Understanding the religious life of early America is an important business, and not just for scholars. That is because all sides in today’s religious and constitutional arguments appeal to the past when they lay out their ideas for how things should work in the 21st century.
Conservatives generally want churches and church-affiliated organisations to enjoy wide sovereignty; they cite the First Amendment’s guarantee of the free exercise of faith, and also its bar on the establishment of any religion, the so-called “non-establishment” clause. At least since the 20th century, non-establishment has often been taken to mean that the government and judiciary should avoid delving much into the internal affairs of a church, because to take any position could imply state backing for one religious line. Liberals, meanwhile, tend to have an idealised image of the absolute separation of church and state, as laid down by the founding fathers; they use that picture as an argument for keeping religious ideas and taboos out of policymaking. For both camps, Thomas Jefferson’s statement of belief in a “wall of separation” between church and state is another important text. Liberals see the wall as protecting politics from religion, while conservatives see it more as protecting religion and its followers from political interference.

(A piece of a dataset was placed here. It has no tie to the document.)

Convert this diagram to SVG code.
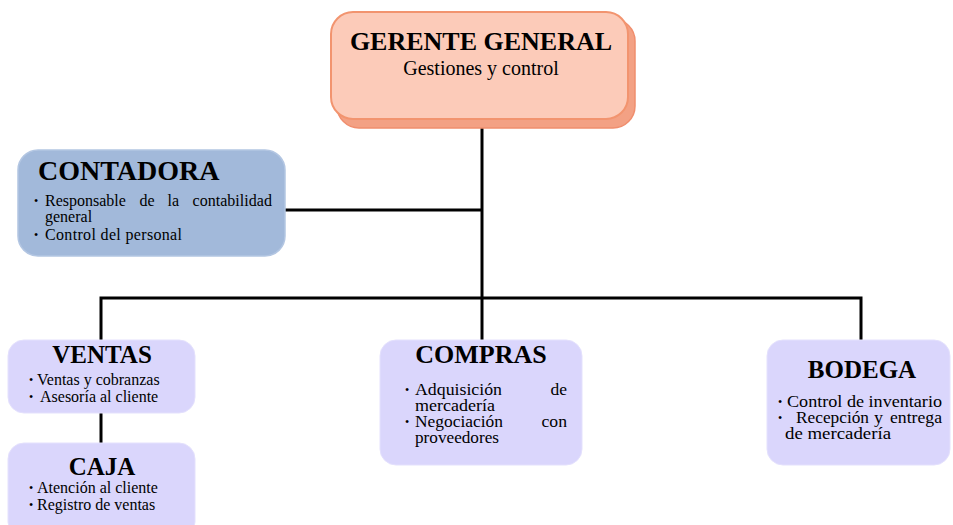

But what if both camps are wrong, because in the young American republic, state and religion were never fully separated? Sarah Barringer Gordon, a law professor at the University of Pennsylvania, says 20 years of research have convinced her that during the early decades of American life, state authorities interfered heavily in the affairs of churches and in doing so, helped to remould the American religious scene. The story she tells is nuanced and intriguing.